* Start Data for this exercise *

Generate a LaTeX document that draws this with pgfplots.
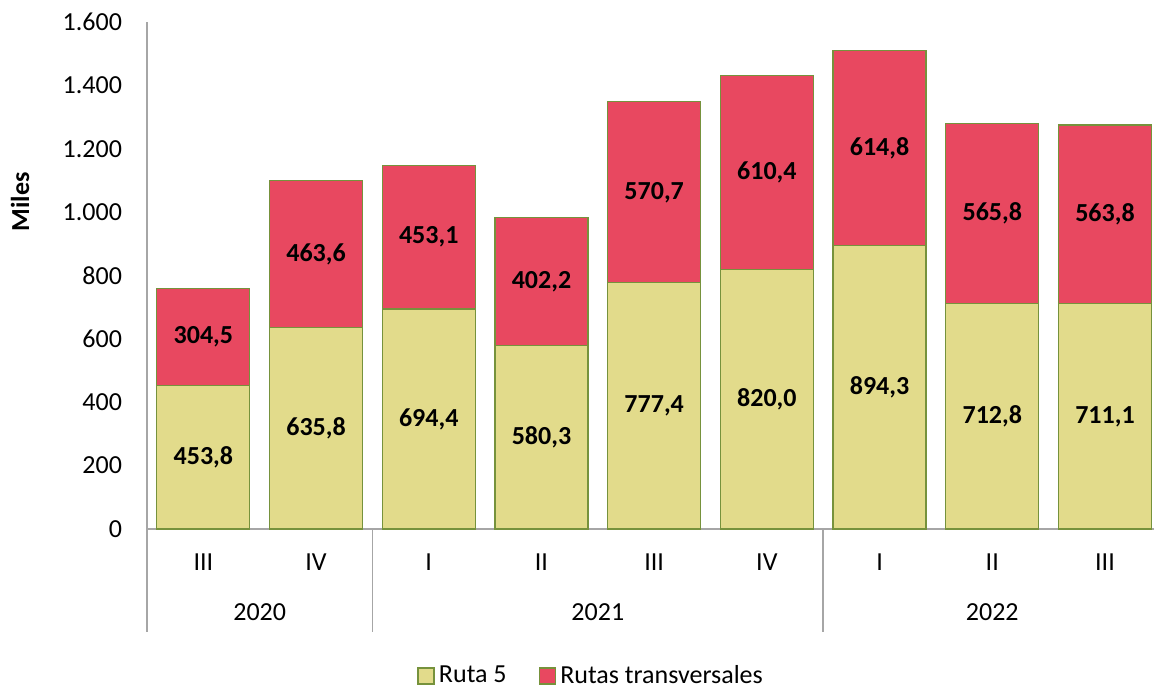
\documentclass[border=0pt]{standalone}
\usepackage{fontspec}
\setmainfont{Carlito}
\usepackage{pgfplots}
\usepackage{pgfplotstable}
\pgfplotsset{compat=1.18}
\definecolor{rutaY}{RGB}{226,219,139}
\definecolor{rutaR}{RGB}{232,72,96}
\definecolor{edgeG}{RGB}{118,146,60}
\definecolor{axgray}{RGB}{166,166,166}

\pgfplotstableread{
x r5 rt
0 453.8 304.5
1 635.8 463.6
2 694.4 453.1
3 580.3 402.2
4 777.4 570.7
5 820.0 610.4
6 894.3 614.8
7 712.8 565.8
8 711.1 563.8
}\data

\begin{document}
\begin{tikzpicture}[font=\fontsize{13}{16}\selectfont]
\useasboundingbox (-73.5pt,-79pt) rectangle (503.5pt,264.5pt);
\begin{axis}[at={(0,0)}, anchor=south west,
  scale only axis, width=503.5pt, height=253.5pt,
  ybar stacked, bar width=46.5pt,
  xmin=-0.5, xmax=8.435, ymin=0, ymax=1600,
  xtick={0,...,8}, xticklabels={III,IV,I,II,III,IV,I,II,III},
  ytick={0,200,...,1600},
  major tick length=0,
  axis x line*=bottom, axis y line*=left,
  axis line style={-, axgray, line width=0.8pt},
  clip=false,
  yticklabel style={xshift=-9pt, /pgf/number format/.cd, use comma, 1000 sep={.}, assume math mode=true},
  xticklabel style={anchor=center, yshift=-16.5pt},
  nodes near coords, point meta=rawy,
  every node near coord/.append style={anchor=center,
    font=\fontsize{13}{16}\selectfont\bfseries,
    /pgf/number format/.cd, fixed, fixed zerofill, precision=1, use comma, 1000 sep={.}, assume math mode=true},
  legend columns=2,
  legend style={at={(axis description cs:0.442,-0.29)}, anchor=center, draw=none,
    /tikz/every even column/.append style={column sep=14pt}},
  legend image code/.code={\draw[#1, line width=0.8pt] (0pt,-4pt) rectangle (8pt,4pt);},
]
\addplot[fill=rutaY, draw=edgeG, line width=0.6pt] table[x=x, y=r5]{\data};
\addplot[fill=rutaR, draw=edgeG, line width=0.6pt] table[x=x, y=rt]{\data};
\legend{Ruta 5, Rutas transversales}
\draw[axgray, line width=0.8pt] (axis cs:-0.5,0) -- ++(0pt,-51.5pt);
\draw[axgray, line width=0.8pt] (axis cs:1.5,0) -- ++(0pt,-51.5pt);
\draw[axgray, line width=0.8pt] (axis cs:5.5,0) -- ++(0pt,-51.5pt);
\node at (axis cs:0.5,0) [yshift=-41.5pt] {2020};
\node at (axis cs:3.5,0) [yshift=-41.5pt] {2021};
\node at (axis cs:7,0) [yshift=-41.5pt] {2022};
\node[xshift=-63.5pt, rotate=90, font=\fontsize{13}{16}\selectfont\bfseries] at (rel axis cs:0,0.645) {Miles};
\end{axis}
\end{tikzpicture}
\end{document}
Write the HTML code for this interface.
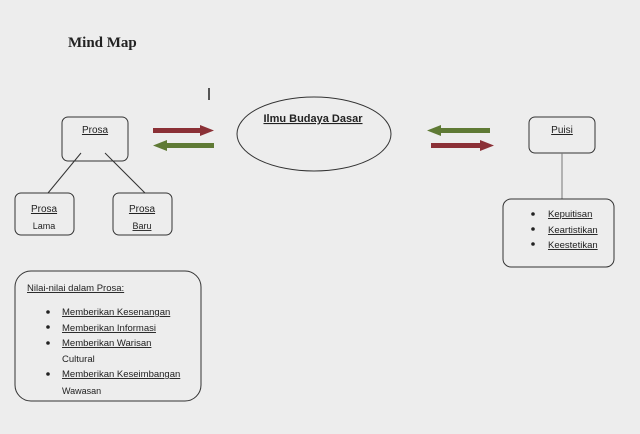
<!DOCTYPE html>
<html><head><style>
html,body{margin:0;padding:0;background:#ededed;}
svg{display:block;}
text{font-family:"Liberation Sans",sans-serif;fill:#222;}
.u{text-decoration:underline;text-decoration-style:wavy;text-decoration-color:#c33;}
</style></head><body>
<svg width="640" height="434" viewBox="0 0 640 434" xmlns="http://www.w3.org/2000/svg">
<rect width="640" height="434" fill="#ededed"/>
<text x="68" y="47" font-family="Liberation Serif" font-weight="bold" font-size="15" style="font-family:'Liberation Serif',serif">Mind Map</text>
<line x1="209" y1="88" x2="209" y2="100" stroke="#222" stroke-width="1.5"/>
<g fill="none" stroke="#333" stroke-width="1">
<rect x="62" y="144" width="66" height="44" rx="6" transform="translate(0,-27)"/>
<line x1="81" y1="153" x2="48" y2="193"/>
<line x1="105" y1="153" x2="145" y2="193"/>
<rect x="15" y="193" width="59" height="42" rx="6"/>
<rect x="113" y="193" width="59" height="42" rx="6"/>
<ellipse cx="314" cy="134" rx="77" ry="37"/>
<rect x="529" y="117" width="66" height="36" rx="6"/>
<line x1="562" y1="153" x2="562" y2="199" stroke="#777"/>
<rect x="503" y="199" width="111" height="68" rx="8"/>
<rect x="15" y="271" width="186" height="130" rx="16"/>
</g>
<!-- arrows -->
<g>
<rect x="153" y="128" width="48" height="5" fill="#8b3036"/><polygon points="200,125 214,130.5 200,136" fill="#8b3036"/>
<rect x="166" y="143" width="48" height="5" fill="#5f7a35"/><polygon points="167,140 153,145.5 167,151" fill="#5f7a35"/>
<rect x="440" y="128" width="50" height="5" fill="#5f7a35"/><polygon points="441,125 427,130.5 441,136" fill="#5f7a35"/>
<rect x="431" y="143" width="50" height="5" fill="#8b3036"/><polygon points="480,140 494,145.5 480,151" fill="#8b3036"/>
</g>
<g font-size="10">
<text x="313" y="149" font-size="11" font-weight="bold" text-anchor="middle" transform="translate(0,-27)" class="u">Ilmu Budaya Dasar</text>
<text x="95" y="163" text-anchor="middle" transform="translate(0,-30)" class="u">Prosa</text>
<text x="562" y="133" text-anchor="middle" class="u">Puisi</text>
<text x="44" y="212" text-anchor="middle" class="u">Prosa</text>
<text x="44" y="229" text-anchor="middle" font-size="9">Lama</text>
<text x="142" y="212" text-anchor="middle" class="u">Prosa</text>
<text x="142" y="229" text-anchor="middle" font-size="9" class="u">Baru</text>
<text x="27" y="291" font-size="9.5" class="u">Nilai-nilai dalam Prosa:</text>
<g font-size="9.5">
<circle cx="48" cy="312" r="1.8" fill="#222"/><text x="62" y="315" class="u">Memberikan Kesenangan</text>
<circle cx="48" cy="327" r="1.8" fill="#222"/><text x="62" y="331" class="u">Memberikan Informasi</text>
<circle cx="48" cy="343" r="1.8" fill="#222"/><text x="62" y="346" class="u">Memberikan Warisan</text>
<text x="62" y="362">Cultural</text>
<circle cx="48" cy="374" r="1.8" fill="#222"/><text x="62" y="377" class="u">Memberikan Keseimbangan</text>
<text x="62" y="394" font-size="9">Wawasan</text>
<circle cx="533" cy="214" r="1.8" fill="#222"/><text x="548" y="217" class="u">Kepuitisan</text>
<circle cx="533" cy="229" r="1.8" fill="#222"/><text x="548" y="233" class="u">Keartistikan</text>
<circle cx="533" cy="244" r="1.8" fill="#222"/><text x="548" y="248" class="u">Keestetikan</text>
</g>
</g>
</svg>
</body></html>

* End Data for this exercise *

◆ Directions ◆
Without the pictures, repeat all the records word for word.

◆ Expected answer ◆
Generate a LaTeX document that draws this with pgfplots.
\documentclass[border=0pt]{standalone}
\usepackage{fontspec}
\setmainfont{Carlito}
\usepackage{pgfplots}
\usepackage{pgfplotstable}
\pgfplotsset{compat=1.18}
\definecolor{rutaY}{RGB}{226,219,139}
\definecolor{rutaR}{RGB}{232,72,96}
\definecolor{edgeG}{RGB}{118,146,60}
\definecolor{axgray}{RGB}{166,166,166}

\pgfplotstableread{
x r5 rt
0 453.8 304.5
1 635.8 463.6
2 694.4 453.1
3 580.3 402.2
4 777.4 570.7
5 820.0 610.4
6 894.3 614.8
7 712.8 565.8
8 711.1 563.8
}\data

\begin{document}
\begin{tikzpicture}[font=\fontsize{13}{16}\selectfont]
\useasboundingbox (-73.5pt,-79pt) rectangle (503.5pt,264.5pt);
\begin{axis}[at={(0,0)}, anchor=south west,
  scale only axis, width=503.5pt, height=253.5pt,
  ybar stacked, bar width=46.5pt,
  xmin=-0.5, xmax=8.435, ymin=0, ymax=1600,
  xtick={0,...,8}, xticklabels={III,IV,I,II,III,IV,I,II,III},
  ytick={0,200,...,1600},
  major tick length=0,
  axis x line*=bottom, axis y line*=left,
  axis line style={-, axgray, line width=0.8pt},
  clip=false,
  yticklabel style={xshift=-9pt, /pgf/number format/.cd, use comma, 1000 sep={.}, assume math mode=true},
  xticklabel style={anchor=center, yshift=-16.5pt},
  nodes near coords, point meta=rawy,
  every node near coord/.append style={anchor=center,
    font=\fontsize{13}{16}\selectfont\bfseries,
    /pgf/number format/.cd, fixed, fixed zerofill, precision=1, use comma, 1000 sep={.}, assume math mode=true},
  legend columns=2,
  legend style={at={(axis description cs:0.442,-0.29)}, anchor=center, draw=none,
    /tikz/every even column/.append style={column sep=14pt}},
  legend image code/.code={\draw[#1, line width=0.8pt] (0pt,-4pt) rectangle (8pt,4pt);},
]
\addplot[fill=rutaY, draw=edgeG, line width=0.6pt] table[x=x, y=r5]{\data};
\addplot[fill=rutaR, draw=edgeG, line width=0.6pt] table[x=x, y=rt]{\data};
\legend{Ruta 5, Rutas transversales}
\draw[axgray, line width=0.8pt] (axis cs:-0.5,0) -- ++(0pt,-51.5pt);
\draw[axgray, line width=0.8pt] (axis cs:1.5,0) -- ++(0pt,-51.5pt);
\draw[axgray, line width=0.8pt] (axis cs:5.5,0) -- ++(0pt,-51.5pt);
\node at (axis cs:0.5,0) [yshift=-41.5pt] {2020};
\node at (axis cs:3.5,0) [yshift=-41.5pt] {2021};
\node at (axis cs:7,0) [yshift=-41.5pt] {2022};
\node[xshift=-63.5pt, rotate=90, font=\fontsize{13}{16}\selectfont\bfseries] at (rel axis cs:0,0.645) {Miles};
\end{axis}
\end{tikzpicture}
\end{document}
Write the HTML code for this interface.
<!DOCTYPE html>
<html><head><style>
html,body{margin:0;padding:0;background:#ededed;}
svg{display:block;}
text{font-family:"Liberation Sans",sans-serif;fill:#222;}
.u{text-decoration:underline;text-decoration-style:wavy;text-decoration-color:#c33;}
</style></head><body>
<svg width="640" height="434" viewBox="0 0 640 434" xmlns="http://www.w3.org/2000/svg">
<rect width="640" height="434" fill="#ededed"/>
<text x="68" y="47" font-family="Liberation Serif" font-weight="bold" font-size="15" style="font-family:'Liberation Serif',serif">Mind Map</text>
<line x1="209" y1="88" x2="209" y2="100" stroke="#222" stroke-width="1.5"/>
<g fill="none" stroke="#333" stroke-width="1">
<rect x="62" y="144" width="66" height="44" rx="6" transform="translate(0,-27)"/>
<line x1="81" y1="153" x2="48" y2="193"/>
<line x1="105" y1="153" x2="145" y2="193"/>
<rect x="15" y="193" width="59" height="42" rx="6"/>
<rect x="113" y="193" width="59" height="42" rx="6"/>
<ellipse cx="314" cy="134" rx="77" ry="37"/>
<rect x="529" y="117" width="66" height="36" rx="6"/>
<line x1="562" y1="153" x2="562" y2="199" stroke="#777"/>
<rect x="503" y="199" width="111" height="68" rx="8"/>
<rect x="15" y="271" width="186" height="130" rx="16"/>
</g>
<!-- arrows -->
<g>
<rect x="153" y="128" width="48" height="5" fill="#8b3036"/><polygon points="200,125 214,130.5 200,136" fill="#8b3036"/>
<rect x="166" y="143" width="48" height="5" fill="#5f7a35"/><polygon points="167,140 153,145.5 167,151" fill="#5f7a35"/>
<rect x="440" y="128" width="50" height="5" fill="#5f7a35"/><polygon points="441,125 427,130.5 441,136" fill="#5f7a35"/>
<rect x="431" y="143" width="50" height="5" fill="#8b3036"/><polygon points="480,140 494,145.5 480,151" fill="#8b3036"/>
</g>
<g font-size="10">
<text x="313" y="149" font-size="11" font-weight="bold" text-anchor="middle" transform="translate(0,-27)" class="u">Ilmu Budaya Dasar</text>
<text x="95" y="163" text-anchor="middle" transform="translate(0,-30)" class="u">Prosa</text>
<text x="562" y="133" text-anchor="middle" class="u">Puisi</text>
<text x="44" y="212" text-anchor="middle" class="u">Prosa</text>
<text x="44" y="229" text-anchor="middle" font-size="9">Lama</text>
<text x="142" y="212" text-anchor="middle" class="u">Prosa</text>
<text x="142" y="229" text-anchor="middle" font-size="9" class="u">Baru</text>
<text x="27" y="291" font-size="9.5" class="u">Nilai-nilai dalam Prosa:</text>
<g font-size="9.5">
<circle cx="48" cy="312" r="1.8" fill="#222"/><text x="62" y="315" class="u">Memberikan Kesenangan</text>
<circle cx="48" cy="327" r="1.8" fill="#222"/><text x="62" y="331" class="u">Memberikan Informasi</text>
<circle cx="48" cy="343" r="1.8" fill="#222"/><text x="62" y="346" class="u">Memberikan Warisan</text>
<text x="62" y="362">Cultural</text>
<circle cx="48" cy="374" r="1.8" fill="#222"/><text x="62" y="377" class="u">Memberikan Keseimbangan</text>
<text x="62" y="394" font-size="9">Wawasan</text>
<circle cx="533" cy="214" r="1.8" fill="#222"/><text x="548" y="217" class="u">Kepuitisan</text>
<circle cx="533" cy="229" r="1.8" fill="#222"/><text x="548" y="233" class="u">Keartistikan</text>
<circle cx="533" cy="244" r="1.8" fill="#222"/><text x="548" y="248" class="u">Keestetikan</text>
</g>
</g>
</svg>
</body></html>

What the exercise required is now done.